Daniel Ichbiah : Pour ce qui est des conseils donnés par Google sur l'usage des Google glasses, il fait savoir que la firme marche sur des œufs. Car si on va au bout de la logique, il s'agit d'une intrusion extrême dans la vie privée des gens, qu'il s'agisse de ceux qui les qui les portent ou de ceux qui les croisent. Porter des Google glasses, cela revient à exposer en permanence sa vie privée. Un jour, des applications de reconnaissance des visages se développeront, et elles se vendront comme des petits pains. Une consultation peut ainsi être lancée sur les personnes croisées ; on saura leur nom, leurs goûts, leurs habitudes de consommation… C'est pourquoi les porteurs de Google glasses vont susciter une très forte méfiance.  Comme Google a conscience de cela, l'entreprise se montre très prudente.

Il faut aussi savoir une chose sur Babak Parviz, le chef de projet des Google glasses : je l'avais interviewé en 2009 lorsqu'il était à l'université de Washington, époque à laquelle il travaillait sur un projet de lentilles connectées. Il aurait peut-être pu les développer dès aujourd'hui, mais il y a fort à parier que Google a calmé ses ardeurs, pour d'abord passer par les Google glasses. Car une fois que les gens porteront des lentilles virtuelles, plus personne ne pourra savoir qui peut les espionner ou non. Google avance donc avec prudence, d'autant qu'à une époque Gmail a suscité un tollé, tout comme Google Street View. Il est même étonnant que les Google glasses ne choquent pas davantage.

Les indications données dans cette notice ne peuvent cacher le fait que Google sait très bien les problèmes que posent les Google glasses, notamment au niveau des photos. C'est pourquoi je dis qu'ils marchent sur des œufs. La société est sur la sellette dans beaucoup de pays d'Europe, mais pas que : en Inde elle a été condamnée à 5 milliards d'euros d'amende pour violation de la vie privée. Les procès sont multiples au travers du monde. Bien que les dirigeants déclarent qu'ils n'affichent pas de publicités sur leurs lunettes, ils n'en ont pas besoin ; il suffit que vos habitudes soient connues pour vous orienter vers certains produits en ensuite empocher une commission.

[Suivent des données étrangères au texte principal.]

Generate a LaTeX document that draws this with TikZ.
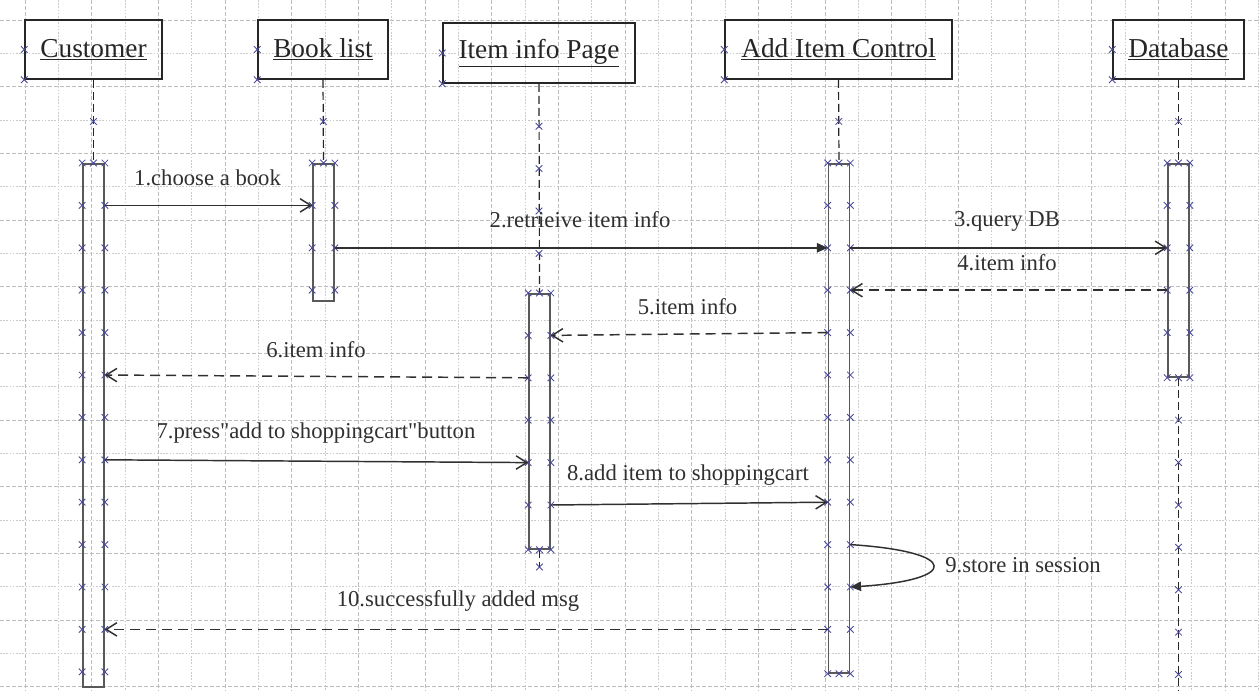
\documentclass[tikz,border=0pt]{standalone}
\usepackage{fontspec}
\setmainfont{Liberation Serif}
\newfontfamily\msgfont{Liberation Serif}
\usetikzlibrary{arrows.meta,calc}
\definecolor{ink}{HTML}{303030}
\definecolor{cptc}{HTML}{4A4A9A}
\definecolor{gridc}{HTML}{BEBEBE}
\begin{document}
\begin{tikzpicture}[x=0.75pt,y=-0.75pt,
  head/.style={draw=black!85,line width=1.2pt,minimum height=44.25pt,inner sep=0pt,
    font=\fontsize{20.5}{24}\selectfont,text=black!85},
  act/.style={draw=black!65,line width=1.3pt,minimum width=15.75pt,inner sep=0pt,anchor=north},
  life/.style={draw=black!85,line width=0.9pt,dash pattern=on 6pt off 3pt},
  call/.style={draw=ink,line width=1.1pt,-{Straight Barb[length=8pt,width=10pt]}},
  callf/.style={draw=ink,line width=1.1pt,-{Triangle[length=8pt,width=7pt]}},
  reply/.style={call,dash pattern=on 7.5pt off 4.5pt},
  msg/.style={font=\msgfont\fontsize{17}{20}\selectfont,text=ink,inner sep=0pt},
  cpt/.style={draw=cptc,line width=0.65pt},
  gmaj/.style={draw=gridc,line width=0.6pt,dash pattern=on 3pt off 1.5pt},
  gmin/.style={draw=gridc!80,line width=0.5pt,dash pattern=on 1.2pt off 1.2pt},
  cross/.pic={\draw[cpt] (-3.3,-3.3)--(3.3,3.3) (-3.3,3.3)--(3.3,-3.3);},
]
\useasboundingbox (0,0) rectangle (1259,691);
\fill[white] (0,0) rectangle (1259,691);

% background grid
\foreach \gx in {58.33,125,...,1259} \draw[gmin] (\gx,0) -- (\gx,691);
\foreach \gx in {25,91.67,...,1259} \draw[gmaj] (\gx,0) -- (\gx,691);
\foreach \gy in {53.33,120,...,691} \draw[gmin] (0,\gy) -- (1259,\gy);
\foreach \gy in {20,86.67,...,691} \draw[gmaj] (0,\gy) -- (1259,\gy);

% object headers
\node[head,minimum width=102.75pt] (cust) at (93.5,49.5) {\underline{Customer}};
\node[head,minimum width=97.5pt] (book) at (323,49.5) {\underline{Book list}};
\node[head,minimum width=144pt,minimum height=45pt] (item) at (539,53) {\underline{Item info Page}};
\node[head,minimum width=170.25pt] (ctrl) at (838.5,49.5) {\underline{Add Item Control}};
\node[head,minimum width=98.25pt] (db) at (1178.5,49.5) {\underline{Database}};

% activation bars
\node[act,minimum height=392.25pt] (cact) at (93.5,163) {};
\node[act,minimum height=102.75pt] (bact) at (323.5,163) {};
\node[act,minimum height=191.25pt] (iact) at (539.5,293) {};
\node[act,minimum height=381.75pt] (aact) at (839,163) {};
\node[act,minimum height=159.75pt] (dact) at (1178.5,163) {};

% lifelines
\coordinate (itail) at (539.5,567);
\coordinate (dtail) at (1178.5,691);
\draw[life] (cust.south) -- (cact.north);
\draw[life] (book.south) -- (bact.north);
\draw[life] (item.south) -- (iact.north);
\draw[life] (ctrl.south) -- (aact.north);
\draw[life] (db.south) -- (dact.north);
\draw[life] (iact.south) -- (itail);
\draw[life] (dact.south) -- (dtail);

% connection points on the bars
\foreach \n/\k in {cact/12,bact/3,iact/5,aact/11,dact/4}{
  \foreach \j in {1,...,\k}{
    \pic at ($(\n.north west)+(0,42.4*\j)$) {cross};
    \pic at ($(\n.north east)+(0,42.4*\j)$) {cross};
  }
  \pic at (\n.north west) {cross};
  \pic at (\n.north) {cross};
  \pic at (\n.north east) {cross};
}
\foreach \n in {iact,aact,dact}{
  \pic at (\n.south west) {cross};
  \pic at (\n.south) {cross};
  \pic at (\n.south east) {cross};
}
% connection points on headers and lifelines
\foreach \n in {cust,book,item,ctrl,db}{
  \pic at (\n.west) {cross};
  \pic at (\n.south west) {cross};
}
\pic at ($(cust.south)!0.5!(cact.north)$) {cross};
\pic at ($(book.south)!0.5!(bact.north)$) {cross};
\pic at ($(ctrl.south)!0.5!(aact.north)$) {cross};
\pic at ($(db.south)!0.5!(dact.north)$) {cross};
\foreach \j in {1,...,4} \pic at ($(item.south)+(0,42.4*\j)$) {cross};
\foreach \j in {1,...,7} \pic at ($(dact.south)+(0,42.4*\j)$) {cross};
\pic at (itail) {cross};

% message anchor points
\coordinate (c1) at ($(cact.north east)+(0,42.4)$);
\coordinate (b1) at ($(bact.north west)+(0,42.4)$);
\coordinate (b2) at ($(bact.north east)+(0,84.8)$);
\coordinate (a2w) at ($(aact.north west)+(0,84.8)$);
\coordinate (a2e) at ($(aact.north east)+(0,84.8)$);
\coordinate (d2) at ($(dact.north west)+(0,84.8)$);
\coordinate (d3) at ($(dact.north west)+(0,127.2)$);
\coordinate (a3) at ($(aact.north east)+(0,127.2)$);
\coordinate (a4) at ($(aact.north west)+(0,169.6)$);
\coordinate (i1) at ($(iact.north east)+(0,42.4)$);
\coordinate (i2) at ($(iact.north west)+(0,84.8)$);
\coordinate (c5) at ($(cact.north east)+(0,212)$);
\coordinate (c7) at ($(cact.north east)+(0,296.8)$);
\coordinate (i4) at ($(iact.north west)+(0,169.6)$);
\coordinate (i5) at ($(iact.north east)+(0,212)$);
\coordinate (a8) at ($(aact.north west)+(0,339.2)$);
\coordinate (a9) at ($(aact.north east)+(0,381.6)$);
\coordinate (a10) at ($(aact.north east)+(0,424)$);
\coordinate (a11) at ($(aact.north west)+(0,466.4)$);
\coordinate (c11) at ($(cact.north east)+(0,466.4)$);

% messages
\draw[call] (c1) -- (b1);
\draw[callf] (b2) -- (a2w);
\draw[call] (a2e) -- (d2);
\draw[reply] (d3) -- (a3);
\draw[reply] (a4) -- (i1);
\draw[reply] (i2) -- (c5);
\draw[call] (c7) -- (i4);
\draw[call] (i5) -- (a8);
\draw[callf] (a9) .. controls +(110,7) and +(110,-7) .. (a10);
\draw[reply] (a11) -- (c11);

% message labels
\node[msg] (l1) at (207.5,178) {1.choose a book};
\node[msg] (l2) at (580,220) {2.retrieive item info};
\node[msg] (l3) at (1007,221) {3.query DB};
\node[msg] (l4) at (1007,263) {4.item info};
\node[msg] (l5) at (687.5,307) {5.item info};
\node[msg] (l6) at (316,350) {6.item info};
\node[msg] (l7) at (316,433) {7.press"add to shoppingcart"button};
\node[msg] (l8) at (688,475) {8.add item to shoppingcart};
\node[msg,anchor=west] (l9) at (945,565) {9.store in session};
\node[msg] (l10) at (458,601) {10.successfully added msg};
\end{tikzpicture}
\end{document}
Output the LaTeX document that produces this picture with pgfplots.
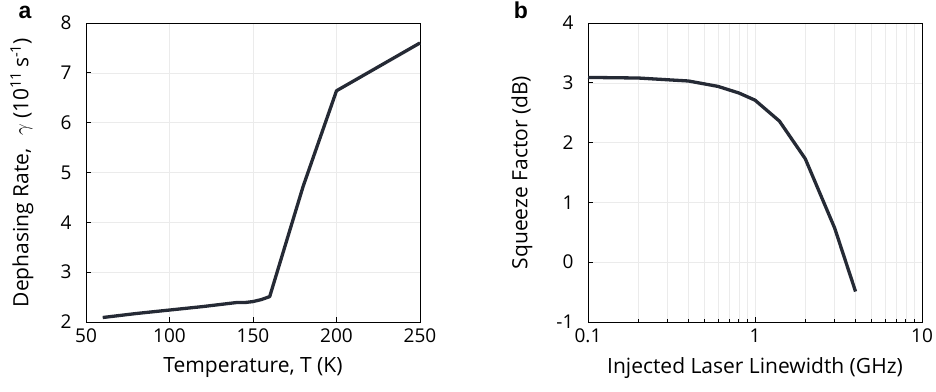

De quelle manière la généralisation des Google glasses pourrait-elle changer les relations entre les personnes ? Pourquoi ?

Toute personne qui pourrait avoir un intérêt financier lors d'une rencontre avec quelqu'une trouverait dans les Google glasses une manne d'informations en temps réel. Beaucoup de gens filmeront, aussi, tout en sachant que la vidéo sera stockée sur un serveur dans un endroit inconnu. Le souci est là, et je pense que la gêne sur la vie privée sera telle que le lancement devrait être houleux.

Une porteuse de Google glasses a  récemment été agressée dans un bar. Une prise de conscience - parfois violente, certes - est-elle en train de voir le jour ?

Les réactions suscitées par la rencontre avec des porteurs de Google glasses sont encore trop méconnues. Je ne sais pas moi-même comment je réagirais. Peut-être demanderais-je au journaliste qui m'interroge de les enlever avant de commencer. Mais ce qui fait bien plus peur, c'est le projet de lentilles connectées, qui arriveront de toute façon un jour.

Au final, quelle est la société rêvée de Google ? Les Google glasses y jouent-elles un rôle central ?

Si on veut comprendre Google, il faut savoir que c'est pour l'essentiel une agence de vente de publicité. Google, via les mots-clés, est là pour vendre de la publicité, et rien d'autre. Avec les Google glasses, on peut imaginer que l'appareil nous indiquera différentes adresses en fonction de ce que nous recherchons, où se trouvent les prix les plus bas… Ou encore, un système de reconnaissance pourrait identifier le flanc que nous sommes en train de regarder, pour nous informer qu'il y en a de moins chers en face… Les applications sont infinies. C'est ça, le but des Google glasses, nous amener à nous rendre dans des enseignes réelles, pour récupérer une commission au passage.